- Information shown -
----

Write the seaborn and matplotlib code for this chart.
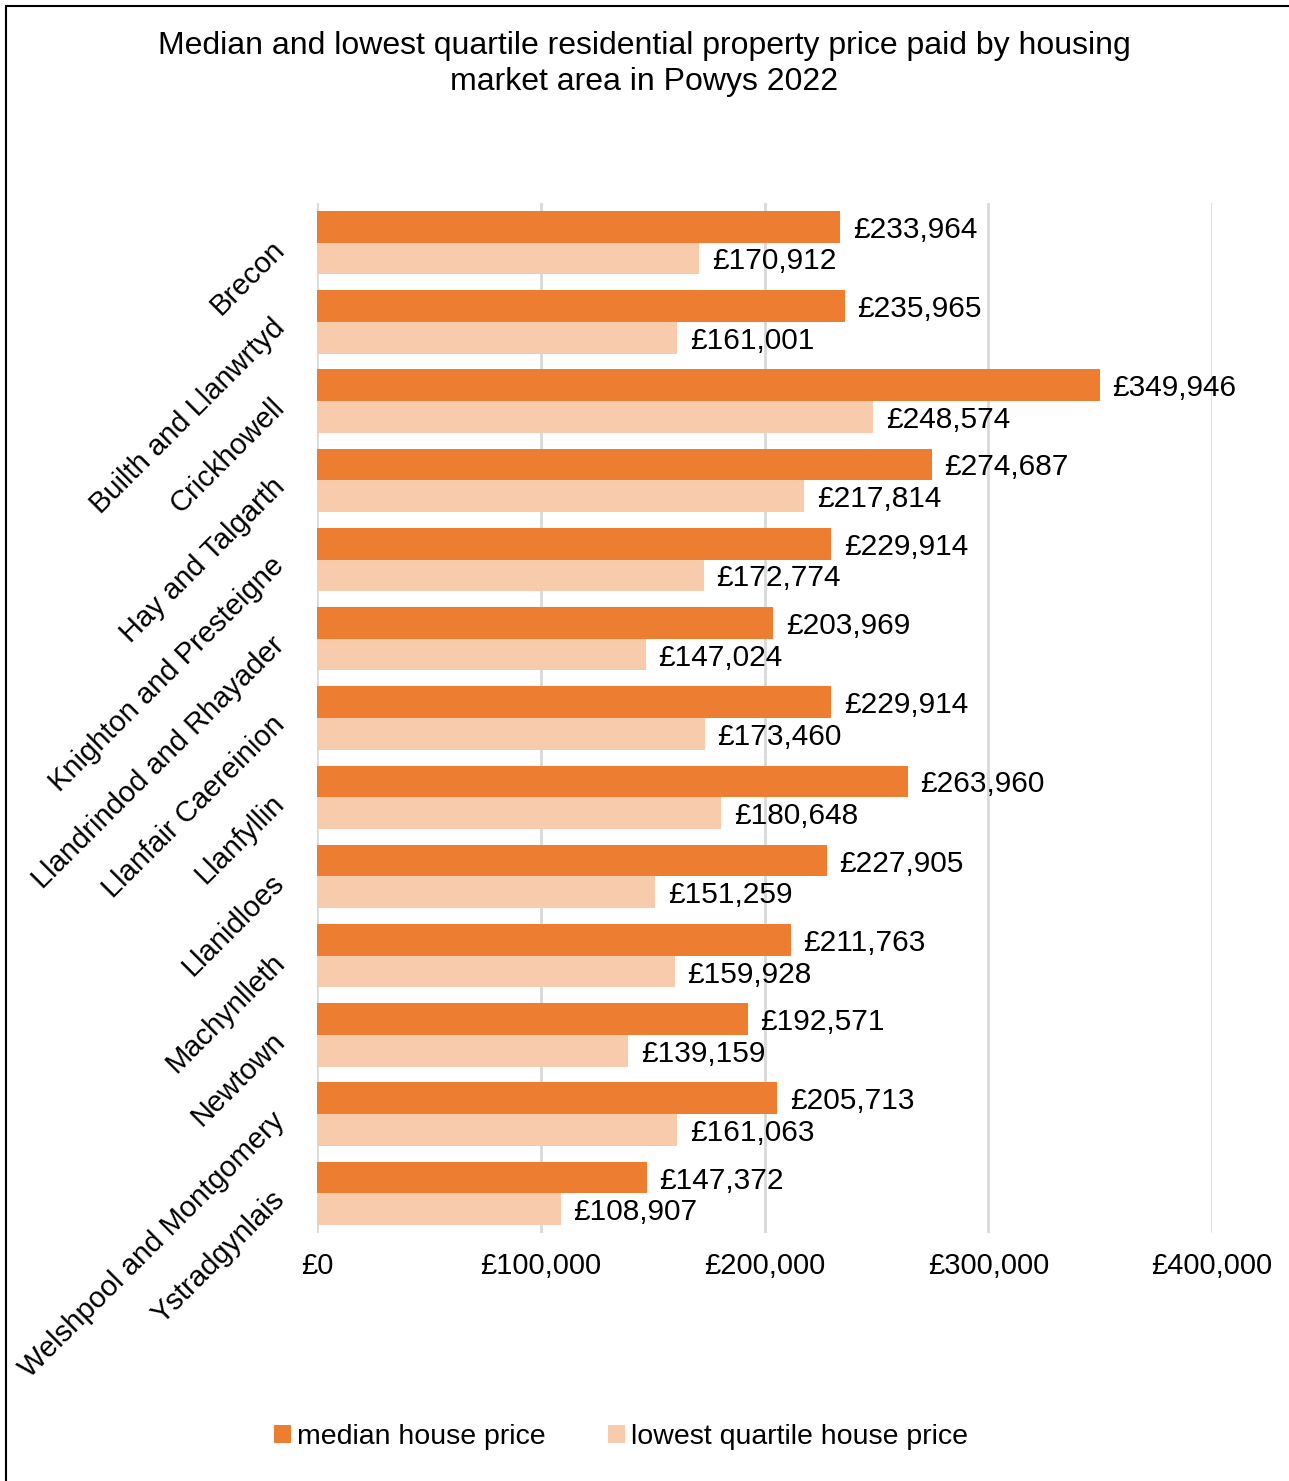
import pandas as pd
import matplotlib
matplotlib.use("Agg")
import matplotlib.pyplot as plt
from matplotlib.lines import Line2D
import seaborn as sns

# Data
areas = ["Brecon", "Builth and Llanwrtyd", "Crickhowell", "Hay and Talgarth",
	"Knighton and Presteigne", "Llandrindod and Rhayader", "Llanfair Caereinion",
	"Llanfyllin", "Llanidloes", "Machynlleth", "Newtown",
	"Welshpool and Montgomery", "Ystradgynlais"]
median_price = [233964, 235965, 349946, 274687, 229914, 203969, 229914,
	263960, 227905, 211763, 192571, 205713, 147372]
lowest_quartile_price = [170912, 161001, 248574, 217814, 172774, 147024, 173460,
	180648, 151259, 159928, 139159, 161063, 108907]
series_names = ["median house price", "lowest quartile house price"]
xticks = [0, 100000, 200000, 300000, 400000]

plot_data = pd.concat([
	pd.DataFrame({"area": areas, "price": median_price, "series": series_names[0]}),
	pd.DataFrame({"area": areas, "price": lowest_quartile_price, "series": series_names[1]}),
])

sns.set_style("white")
plt.rcParams["font.family"] = ["Liberation Sans", "DejaVu Sans"]
plt.rcParams["text.color"] = "black"
plt.rcParams["xtick.color"] = "black"
plt.rcParams["ytick.color"] = "black"

fig = plt.figure(figsize=(12.89, 14.81), dpi=100)
ax = fig.add_axes([317/1289, 1 - 1233/1481, (1212 - 317)/1289, (1233 - 203)/1481])

sns.barplot(data=plot_data, x="price", y="area", hue="series", orient="h",
	palette=["#ED7D31", "#F8CBAD"], order=areas, width=0.8, ax=ax,
	saturation=1, errorbar=None, linewidth=0, zorder=3)

for container, vals in zip(ax.containers, [median_price, lowest_quartile_price]):
	texts = ax.bar_label(container, labels=[f"£{v:,}" for v in vals], padding=9,
		fontsize=21.5)
	for t in texts:
		t.set_verticalalignment("center_baseline")

ax.set_xlim(0, 400000)
ax.set_xticks(xticks)
ax.set_xticklabels([f"£{v:,}" for v in xticks], fontsize=21)
ax.tick_params(axis="x", length=0, pad=14)
ax.tick_params(axis="y", length=0, pad=28)
ax.set_yticks(range(len(areas)))
ax.set_yticklabels(areas, rotation=45, ha="right", rotation_mode="anchor", fontsize=21)
ax.set_xlabel(None)
ax.set_ylabel(None)
ax.grid(axis="x", color="#D9D9D9", linewidth=2, zorder=0)
ax.set_axisbelow(True)
for s in ax.spines.values():
	s.set_visible(False)

ax.legend(loc="center", bbox_to_anchor=(621/1289, 1 - 1437/1481),
	bbox_transform=fig.transFigure, ncol=2, frameon=False, fontsize=20.5,
	handlelength=0.6, handleheight=0.6, handletextpad=0.2, columnspacing=2.2)

fig.text(0.5, 1 - 64/1481, "Median and lowest quartile residential property price paid by housing\nmarket area in Powys 2022",
	ha="center", va="center", fontsize=23, linespacing=1.3)

# outer frame
fig.add_artist(Line2D([6/1289, 1], [1 - 6/1481, 1 - 6/1481], color="black", linewidth=1.5))
fig.add_artist(Line2D([6/1289, 6/1289], [0, 1 - 6/1481], color="black", linewidth=1.5))

fig.savefig("out.png", dpi=100)
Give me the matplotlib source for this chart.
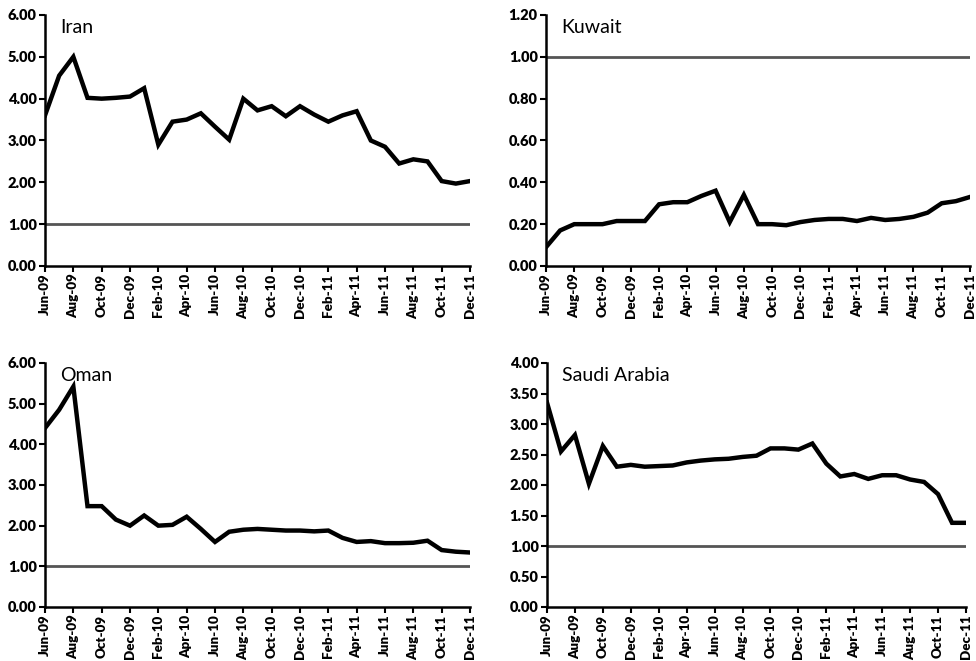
import matplotlib
matplotlib.use("Agg")
import matplotlib.pyplot as plt
import numpy as np

plt.rcParams['font.family'] = ['Lato', 'DejaVu Sans']

months = ['Jun-09', 'Jul-09', 'Aug-09', 'Sep-09', 'Oct-09', 'Nov-09', 'Dec-09',
          'Jan-10', 'Feb-10', 'Mar-10', 'Apr-10', 'May-10', 'Jun-10', 'Jul-10',
          'Aug-10', 'Sep-10', 'Oct-10', 'Nov-10', 'Dec-10', 'Jan-11', 'Feb-11',
          'Mar-11', 'Apr-11', 'May-11', 'Jun-11', 'Jul-11', 'Aug-11', 'Sep-11',
          'Oct-11', 'Nov-11', 'Dec-11']

iran = [3.60, 4.55, 5.00, 4.02, 4.00, 4.02, 4.05, 4.25, 2.90, 3.45, 3.50,
        3.65, 3.33, 3.02, 4.00, 3.72, 3.82, 3.58, 3.82, 3.62, 3.45, 3.60,
        3.70, 3.00, 2.85, 2.45, 2.55, 2.50, 2.03, 1.97, 2.03]
kuwait = [0.09, 0.17, 0.20, 0.20, 0.20, 0.215, 0.215, 0.215, 0.295, 0.305,
          0.305, 0.335, 0.36, 0.21, 0.34, 0.20, 0.20, 0.195, 0.21, 0.22,
          0.225, 0.225, 0.215, 0.23, 0.22, 0.225, 0.235, 0.255, 0.30, 0.31, 0.33]
oman = [4.40, 4.85, 5.42, 2.48, 2.48, 2.15, 2.00, 2.25, 2.00, 2.02, 2.22,
        1.92, 1.60, 1.85, 1.90, 1.92, 1.90, 1.88, 1.88, 1.86, 1.88, 1.70,
        1.60, 1.62, 1.57, 1.57, 1.58, 1.63, 1.40, 1.36, 1.34]
saudi = [3.35, 2.55, 2.82, 2.02, 2.64, 2.30, 2.33, 2.30, 2.31, 2.32, 2.37,
         2.40, 2.42, 2.43, 2.46, 2.48, 2.60, 2.60, 2.58, 2.68, 2.35, 2.14,
         2.18, 2.10, 2.16, 2.16, 2.09, 2.05, 1.85, 1.38, 1.38]

# (name, values, ymax, ystep, axes rect in figure pixels: left, top, right, bottom)
panels = [
    ('Iran', iran, 6.0, 1.0, (45, 15, 470, 266)),
    ('Kuwait', kuwait, 1.2, 0.2, (546, 15, 970, 266)),
    ('Oman', oman, 6.0, 1.0, (45, 363, 470, 607)),
    ('Saudi Arabia', saudi, 4.0, 0.5, (547, 363, 966, 607)),
]

W, H = 976, 661
fig = plt.figure(figsize=(W / 100, H / 100), dpi=100)
x = np.arange(len(months))

for name, vals, ymax, step, (l, t, r, b) in panels:
    ax = fig.add_axes([l / W, 1 - b / H, (r - l) / W, (b - t) / H])
    ax.axhline(1.0, color='#555555', lw=2.0, zorder=1)
    ax.plot(x, vals, color='black', lw=3.2, solid_joinstyle='miter', zorder=2)
    ax.set_xlim(0, len(months) - 1)
    ax.set_ylim(0, ymax)
    yt = np.arange(0, ymax + step / 2, step)
    ax.set_yticks(yt)
    ax.set_yticklabels(['%.2f' % v for v in yt], fontsize=10.5, fontweight='heavy')
    ax.set_xticks(x[::2])
    ax.set_xticklabels(months[::2], rotation=90, fontsize=9.6, fontweight='heavy')
    ax.tick_params(direction='out', length=4, width=1.5, pad=2)
    ax.tick_params(axis='x', pad=1.5)
    for side in ('top', 'right'):
        ax.spines[side].set_visible(False)
    for side in ('left', 'bottom'):
        ax.spines[side].set_linewidth(1.8)
    ax.text(0.035, 0.985, name, transform=ax.transAxes, fontsize=14,
            va='top', ha='left')

fig.savefig('out.png', dpi=100)
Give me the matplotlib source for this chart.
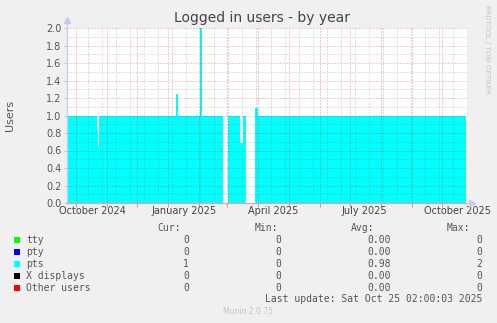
import datetime as dt

import matplotlib

matplotlib.use("Agg")
import matplotlib.pyplot as plt

# pts series as step breakpoints (date the value starts, value)
pts_dates = [
    "2024-09-22", "2024-10-22", "2024-10-23", "2024-10-24",
    "2025-01-09", "2025-01-11", "2025-02-02", "2025-02-04",
    "2025-02-25", "2025-03-02", "2025-03-14", "2025-03-17",
    "2025-03-20", "2025-03-29", "2025-04-01", "2025-10-25",
]
pts_values = [
    1.0, 0.82, 0.64, 1.0,
    1.25, 1.0, 2.0, 1.0,
    0.0, 1.0, 0.69, 1.0,
    0.0, 1.09, 1.0, 1.0,
]

# legend table
series_names = ["tty", "pty", "pts", "X displays", "Other users"]
series_colors = ["#00FF00", "#0000FF", "#00FFFF", "#000000", "#FF0000"]
cur_values = ["0", "0", "1", "0", "0"]
min_values = ["0", "0", "0", "0", "0"]
avg_values = ["0.00", "0.00", "0.98", "0.00", "0.00"]
max_values = ["0", "0", "2", "0", "0"]

# x axis labels
label_dates = ["2024-10-17", "2025-01-17", "2025-04-16", "2025-07-16", "2025-10-17"]
label_texts = ["October 2024", "January 2025", "April 2025", "July 2025", "October 2025"]

W, H = 497, 323


def px(x, y):
    """pixel coordinates -> figure fraction"""
    return x / W, 1 - y / H


def to_date(s):
    return dt.datetime.strptime(s, "%Y-%m-%d")


fig = plt.figure(figsize=(W / 100, H / 100), dpi=100, facecolor="#F0F0F0")
left, top = px(67, 28)
right, bottom = px(467, 203)
ax = fig.add_axes([left, bottom, right - left, top - bottom])
ax.set_facecolor("white")

x = [to_date(d) for d in pts_dates]
ax.fill_between(x, pts_values, step="post", color="#00FFFF", linewidth=0, zorder=1)

x_start = dt.datetime(2024, 9, 22)
x_end = dt.datetime(2025, 10, 26)
ax.set_xlim(x_start, x_end)
ax.set_ylim(0, 2.0)

# grid: red dotted major, gray dotted minor
red = (0.82, 0.2, 0.2, 0.5)
grey = (0.5, 0.5, 0.5, 0.5)
dots = (0, (1, 2))
for i in range(21):
    v = i / 10
    ax.axhline(v, color=red if i % 2 == 0 else grey, lw=0.72, ls=dots, zorder=2)

month_starts = []
y0, m0 = 2024, 10
while dt.datetime(y0, m0, 1) <= x_end:
    month_starts.append(dt.datetime(y0, m0, 1))
    m0 += 1
    if m0 > 12:
        y0, m0 = y0 + 1, 1
d = dt.datetime(2024, 10, 13)
while d < x_end:
    ax.axvline(d, color=grey, lw=0.72, ls=dots, zorder=2)
    d += dt.timedelta(days=14)
for m in month_starts:
    ax.axvline(m, color=red, lw=0.72, ls=dots, zorder=2)

for s in ax.spines.values():
    s.set_visible(False)

# axis lines with arrows
axis_col = "#C8C8F0"
ax.plot([0, 0], [0, 1.03], transform=ax.transAxes, color=axis_col, lw=0.9,
        clip_on=False, zorder=3)
ax.plot([0, 1.0], [0, 0], transform=ax.transAxes, color="#E8A0A0", lw=0.9,
        clip_on=False, zorder=3)
ax.plot([0], [1.045], marker="^", ms=4, color=axis_col, transform=ax.transAxes,
        clip_on=False)
ax.plot([1.012], [0], marker=">", ms=4, color=axis_col, transform=ax.transAxes,
        clip_on=False)

# ticks
ax.set_yticks([i / 5 for i in range(11)])
ax.set_yticklabels([f"{i / 5:.1f}" for i in range(11)])
ax.tick_params(axis="y", length=2, width=0.6, color="#C0C0C0", pad=2,
               labelsize=7, labelcolor="#555555")
ax.set_xticks(month_starts)
ax.set_xticklabels([])
ax.tick_params(axis="x", which="major", length=3, width=0.6, color="#E08080")
ax.set_xticks([to_date(d) for d in label_dates], minor=True)
ax.set_xticklabels(label_texts, minor=True)
ax.tick_params(axis="x", which="minor", length=0, pad=2, labelsize=7,
               labelcolor="#444444")

# texts
fig.text(*px(262, 18), "Logged in users - by year", ha="center", va="center",
         fontsize=10, color="#444444")
fig.text(*px(10, 115), "Users", ha="center", va="center", rotation=90,
         fontsize=8, color="#555555")
fig.text(*px(487, 5), "RRDTOOL / TOBI OETIKER", ha="center", va="top",
         rotation=270, fontsize=5, color="#C4C4C4")

mono = "DejaVu Sans Mono"
tcol = "#555555"
header_y = 228
fig.text(*px(181, header_y), "Cur:", ha="right", va="center", family=mono, fontsize=7, color=tcol)
fig.text(*px(278, header_y), "Min:", ha="right", va="center", family=mono, fontsize=7, color=tcol)
fig.text(*px(374, header_y), "Avg:", ha="right", va="center", family=mono, fontsize=7, color=tcol)
fig.text(*px(470, header_y), "Max:", ha="right", va="center", family=mono, fontsize=7, color=tcol)

for i, name in enumerate(series_names):
    yy = 240 + 12 * i
    sx, sy = px(14, yy + 3)
    fig.patches.append(plt.Rectangle((sx, sy), 6 / W, 6 / H, transform=fig.transFigure,
                                     facecolor=series_colors[i], edgecolor="none"))
    fig.text(*px(26, yy), name, ha="left", va="center", family=mono, fontsize=7, color=tcol)
    fig.text(*px(189, yy), cur_values[i], ha="right", va="center", family=mono, fontsize=7, color=tcol)
    fig.text(*px(281, yy), min_values[i], ha="right", va="center", family=mono, fontsize=7, color=tcol)
    fig.text(*px(391, yy), avg_values[i], ha="right", va="center", family=mono, fontsize=7, color=tcol)
    fig.text(*px(482, yy), max_values[i], ha="right", va="center", family=mono, fontsize=7, color=tcol)

fig.text(*px(482, 299), "Last update: Sat Oct 25 02:00:03 2025", ha="right", va="center",
         family=mono, fontsize=7, color=tcol)
fig.text(*px(248, 312), "Munin 2.0.75", ha="center", va="center", fontsize=5.5,
         color="#C4C4C4")

fig.savefig("out.png", dpi=100, facecolor=fig.get_facecolor())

----

- To do -
Everything from the first line to the line with "import seaborn as sns" must be repeated exactly, and nothing else. Leave the pictures out.

- Final answer -
Write the seaborn and matplotlib code for this chart.
import pandas as pd
import matplotlib
matplotlib.use("Agg")
import matplotlib.pyplot as plt
from matplotlib.lines import Line2D
import seaborn as sns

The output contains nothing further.